Quando declamou, com segurança e vivacidade, um dos seus poemas, The Hill We Climb (‘a colina que subimos’), na tomada de posse do Presidente americano Joe Biden, no passado dia 20 de janeiro, Amanda Gorman, de 22 anos, tornou-se a mais jovem poetisa a ter esta oportunidade e ganhou, simultaneamente, um destaque que promete continuar a crescer. Depois disso, assinou contrato com a agência de modelos IMG, discursou no Super Bowl, a final do campeonato de futebol americano (participação que estava agendada já antes da cerimónia de Biden), e foi capa da revista Time, entrevistada pela antiga primeira-dama Michelle Obama.
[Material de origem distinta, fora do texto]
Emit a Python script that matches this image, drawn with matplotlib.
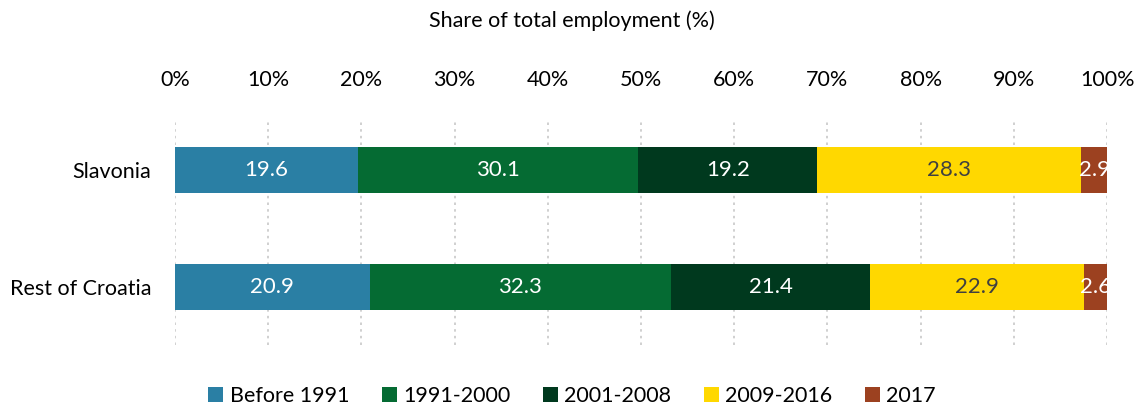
import matplotlib.pyplot as plt
import numpy as np

plt.rcParams['font.family'] = ['Lato', 'DejaVu Sans']

regions = ['Slavonia', 'Rest of Croatia']
periods = ['Before 1991', '1991-2000', '2001-2008', '2009-2016', '2017']
shares = {
    'Before 1991': [19.6, 20.9],
    '1991-2000': [30.1, 32.3],
    '2001-2008': [19.2, 21.4],
    '2009-2016': [28.3, 22.9],
    '2017': [2.9, 2.6],
}
colors = ['#2a7fa4', '#056b33', '#00391e', '#ffd800', '#9c4120']
text_colors = ['white', 'white', 'white', '#404040', 'white']

fig = plt.figure(figsize=(11.44, 4.07), dpi=100)
ax = fig.add_axes([0.153, 0.152, 0.8147, 0.553])

y = np.arange(len(regions))
left = np.zeros(len(regions))
for p, c, tc in zip(periods, colors, text_colors):
    vals = np.array(shares[p])
    bars = ax.barh(y, vals, left=left, height=0.39, color=c, label=p, zorder=3)
    ax.bar_label(bars, labels=[f'{v:.1f}' for v in vals], label_type='center',
                 color=tc, fontsize=16)
    left += vals

ax.set_xlim(0, 100)
ax.set_ylim(1.496, -0.427)
ax.set_yticks(y)
ax.set_yticklabels(regions, fontsize=15.5)
ax.set_xticks(np.arange(0, 101, 10))
ax.set_xticklabels([f'{t}%' for t in range(0, 101, 10)], fontsize=15.5)
ax.xaxis.tick_top()
ax.tick_params(axis='x', length=0, pad=22)
ax.tick_params(axis='y', length=0, pad=17)
ax.xaxis.grid(True, linestyle=(0, (1.5, 2.5)), color='#c8c8c8', linewidth=1.2, zorder=0)
for s in ax.spines.values():
    s.set_visible(False)

fig.text(0.5, 0.95, 'Share of total employment (%)', ha='center', va='center', fontsize=15.5)

fig.legend(loc='lower center', ncol=5, frameon=False, fontsize=15.5,
           handlelength=0.7, handleheight=0.7, handletextpad=0.3,
           columnspacing=1.5, bbox_to_anchor=(0.5, -0.045))

fig.savefig('out.png', dpi=100)
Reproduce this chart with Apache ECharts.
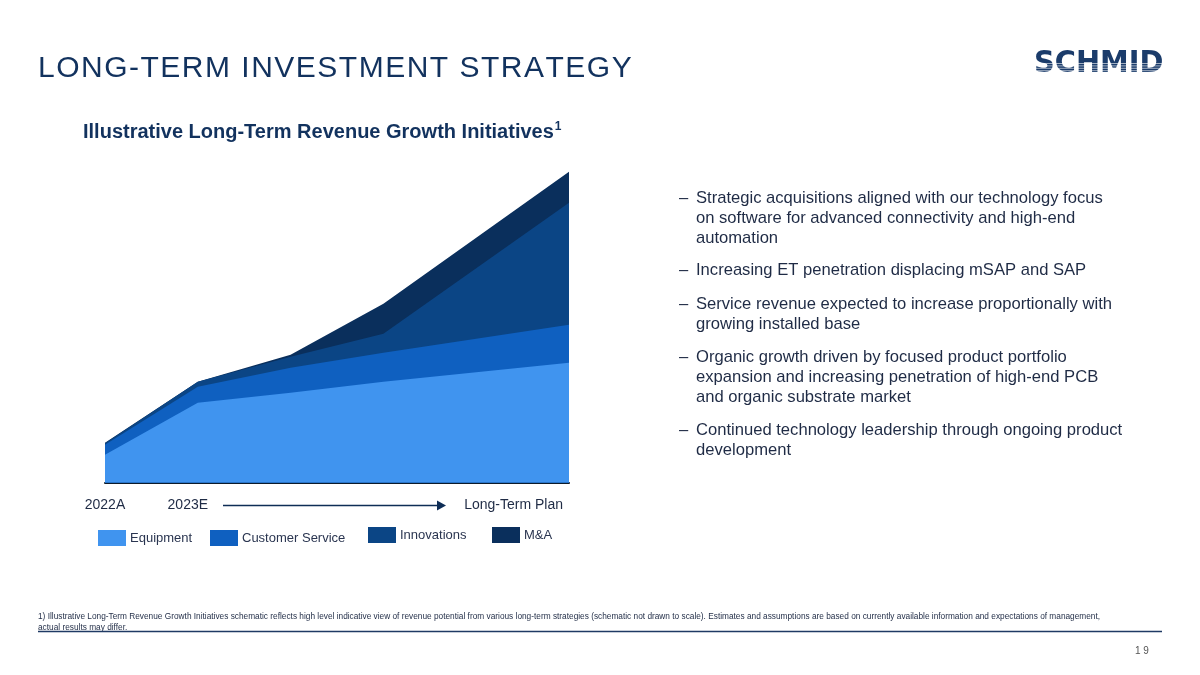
<!DOCTYPE html>
<html>
<head>
<meta charset="utf-8">
<script src="https://cdn.jsdelivr.net/npm/echarts@6/dist/echarts.min.js"></script>
<style>
html,body{margin:0;padding:0;background:#fff;}
#chart{width:1200px;height:675px;}
</style>
</head>
<body>
<div id="chart"></div>
<script>
// ---- data (illustrative; arbitrary units) ----
const xPositions = [0, 1, 2, 3, 5];
const xTickLabels = {0: '2022A', 1: '2023E', 5: 'Long-Term Plan'};
const seriesNames = ['Equipment', 'Customer Service', 'Innovations', 'M&A'];
const equipment = [28, 80, 90, 101, 120];
const customerService = [10, 16, 25, 29, 38];
const innovations = [1.5, 5, 11, 19, 122];
const mna = [0.5, 0, 2, 30, 31];
const seriesColors = ['#4094ef', '#0f60c0', '#0b4585', '#0a2f5c'];

const bullets = [
  ['Strategic acquisitions aligned with our technology focus', 'on software for advanced connectivity and high-end', 'automation'],
  ['Increasing ET penetration displacing mSAP and SAP'],
  ['Service revenue expected to increase proportionally with', 'growing installed base'],
  ['Organic growth driven by focused product portfolio', 'expansion and increasing penetration of high-end PCB', 'and organic substrate market'],
  ['Continued technology leadership through ongoing product', 'development']
];
const bulletTops = [198.5, 270.5, 304, 357.5, 430.5];

const FONT = '"Liberation Sans", Arial, sans-serif';
const NAVY = '#12325e';
const TEXT = '#1f2b45';

const chart = echarts.init(document.getElementById('chart'));

// cumulative stacking built from the value arrays
const valueSets = [equipment, customerService, innovations, mna];
const cumulative = valueSets.map((arr, i) =>
  xPositions.map((x, j) => {
    let s = 0;
    for (let k = 0; k <= i; k++) s += valueSets[k][j];
    return [x, s];
  })
);
const series = [];
for (let i = seriesNames.length - 1; i >= 0; i--) {
  series.push({
    name: seriesNames[i],
    type: 'line',
    symbol: 'none',
    smooth: false,
    lineStyle: {width: 0},
    itemStyle: {color: seriesColors[i]},
    areaStyle: {color: seriesColors[i], opacity: 1},
    data: cumulative[i]
  });
}

const legendPos = [[98, 530], [210, 530], [368, 527], [492, 527]];
const legends = seriesNames.map((name, i) => ({
  data: [name],
  left: legendPos[i][0],
  top: legendPos[i][1],
  padding: 0,
  itemWidth: 28,
  itemHeight: 16,
  icon: 'rect',
  selectedMode: false,
  itemStyle: {borderWidth: 0},
  textStyle: {fontFamily: FONT, fontSize: 13, color: '#2a3550', padding: [0, 0, 0, -1]}
}));

const graphics = [];
// title with letter spacing (each character placed from measured widths)
(function () {
  const title = 'LONG-TERM INVESTMENT STRATEGY';
  const font = 'normal 30px ' + FONT;
  const ctx = document.createElement('canvas').getContext('2d');
  ctx.font = font;
  let x = 38;
  for (const ch of title) {
    graphics.push({type: 'text', x: x, y: 69, style: {text: ch, font: font, fill: NAVY, verticalAlign: 'middle'}});
    x += ctx.measureText(ch).width + 1.5;
  }
})();
// subtitle with superscript
graphics.push({type: 'text', left: 83, top: 121, style: {
  text: '{a|Illustrative Long-Term Revenue Growth Initiatives}{s|1}',
  rich: {
    a: {font: 'bold 20px ' + FONT, fill: NAVY},
    s: {font: 'bold 12px ' + FONT, fill: NAVY, verticalAlign: 'top', padding: [0, 0, 10, 1]}
  }
}});
// logo
graphics.push({type: 'text', x: 1034, y: 64, scaleX: 0.93, originX: 0, originY: 0,
  style: {text: 'SCHMID', font: '900 31px "DejaVu Sans", sans-serif', fill: '#1b3c6b', verticalAlign: 'middle'}});
for (let k = 0; k < 6; k++) {
  graphics.push({type: 'line', shape: {x1: 1030, y1: 63.5 + k * 2.4, x2: 1170, y2: 63.5 + k * 2.4}, style: {stroke: '#ffffff', lineWidth: 0.8, opacity: 0.75}, z: 10});
}
// arrow under axis
graphics.push({type: 'line', shape: {x1: 223, y1: 505.5, x2: 440, y2: 505.5}, style: {stroke: '#0e2d56', lineWidth: 1.5}});
graphics.push({type: 'polygon', shape: {points: [[437, 500.5], [446, 505.5], [437, 510.5]]}, style: {fill: '#0e2d56'}});
// bullets
bullets.forEach((lines, b) => {
  lines.forEach((ln, li) => {
    const y = bulletTops[b] + li * 20;
    if (li === 0) {
      graphics.push({type: 'text', x: 679, y: y, style: {text: '\u2013', font: '16.6px ' + FONT, fill: TEXT, verticalAlign: 'middle'}});
    }
    graphics.push({type: 'text', x: 696, y: y, style: {text: ln, font: '16.6px ' + FONT, fill: TEXT, verticalAlign: 'middle'}});
  });
});
// footnote
const fnFont = '9.5px ' + FONT;
graphics.push({type: 'text', x: 38, y: 616, scaleX: 0.873, originX: 0, originY: 0, style: {text: '1) Illustrative Long-Term Revenue Growth Initiatives schematic reflects high level indicative view of revenue potential from various long-term strategies (schematic not drawn to scale). Estimates and assumptions are based on currently available information and expectations of management,', font: fnFont, fill: '#1f2b45', verticalAlign: 'middle'}});
graphics.push({type: 'text', x: 38, y: 627, scaleX: 0.873, originX: 0, originY: 0, style: {text: 'actual results may differ.', font: fnFont, fill: '#1f2b45', verticalAlign: 'middle'}});
graphics.push({type: 'line', shape: {x1: 38, y1: 631.5, x2: 1162, y2: 631.5}, style: {stroke: '#1f3a64', lineWidth: 1.5}});
graphics.push({type: 'text', x: 1135, y: 651, style: {text: '1 9', font: '10px ' + FONT, fill: '#555', verticalAlign: 'middle'}});

chart.setOption({
  animation: false,
  backgroundColor: '#ffffff',
  grid: {left: 105, right: 631, top: 162.7, bottom: 192.3, containLabel: false},
  xAxis: {
    type: 'value', min: 0, max: 5, interval: 1,
    axisLine: {show: true, onZero: false, lineStyle: {color: '#0d1b2a', width: 2}},
    axisTick: {show: false},
    splitLine: {show: false},
    axisLabel: {
      margin: 15,
      fontFamily: FONT, fontSize: 14, color: '#1f2b45',
      alignMaxLabel: 'right',
      formatter: function (v) {
        if (v === 1) return '{b|' + xTickLabels[1] + '}';
        if (v === 5) return '{c|' + xTickLabels[5] + '}';
        return xTickLabels[v] || '';
      },
      rich: {
        b: {fontFamily: FONT, fontSize: 14, color: '#1f2b45', padding: [0, 20, 0, 0]},
        c: {fontFamily: FONT, fontSize: 14, color: '#1f2b45', padding: [0, 6, 0, 0]}
      }
    }
  },
  yAxis: {type: 'value', min: 0, max: 320, show: false},
  legend: legends,
  series: series,
  graphic: graphics
});
</script>
</body>
</html>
Segura, assertiva e feminina, a jovem Amanda tornou-se uma espécie de estrela do Renascimento Negro, movimento cultural e político de valorização da identidade afro-americana que tem vindo a ganhar expressão nos últimos anos. “Em todas as formas de expressão da vida humana estamos a ver a arte a beneficiar da experiência negra. Não consigo imaginar nada mais entusiasmante”, disse a Michelle Obama na referida entrevista.
Entre muitas outras qualidades, Amanda é um exemplo de perseverança: depois de uma infância afetada por várias infeções nos ouvidos, que resultaram num distúrbio auditivo e consequente dificuldade na fala (nomeadamente na pronúncia da letra erre), trabalha duplamente para declamar poesia em público sem acusar o esforço. Uma força de caráter que acredita ter herdado da mãe, Joan Wicks, professora de Inglês e mãe solteira que criou sozinha três filhos: Amanda e a irmã gémea, Gabrielle, hoje ativista e cineasta de profissão, e um rapaz, Spencer, o mais velho. Tema que aborda no poema que declamou no Capitólio (aqui numa tradução da poetisa portuguesa Raquel Lima, disponibilizada pela Casa Fernando Pessoa):“Nós, os herdeiros de um país e de um tempo onde uma miúda negra magricela descendente/de escravizados e criada por uma mãe solteira pode sonhar em tornar-se Presidente, e logo/ver-se a declamar para um.”
Nascida em Los Angeles, Califórnia, onde reside, Amanda é o exemplo de uma geração que se preocupa com o planeta, a igualdade de género, valoriza a educação, tem uma ambição saudável e assume que pretende candidatar-se à presidência dos EUA em 2036. A notoriedade não é de agora, só aumentou com a exposição. Licenciada em Sociologia pela Universidade de Harvard, já escreveu para o New York Times, foi convidada de programas televisivos, recebeu diversos prémios, nem todos de escrita, e é o membro mais jovem de uma organização americana que ajuda crianças e jovens a melhorar as suas capacidades de escrita. No seu caso, é uma paixão que vem da infância e os três livros que serão publicados este ano, um deles infantil, já lideram o top de vendas da Amazon. “A poesia é a lente que usamos para interrogar a história que vivemos e o futuro que defendemos. Não é uma coincidência que na base da Estátua da Liberdade esteja um poema. O nosso instinto é virarmo-nos para a poesia quando queremos comunicar a essência de algo maior do que nós próprios”, diz na entrevista à Time.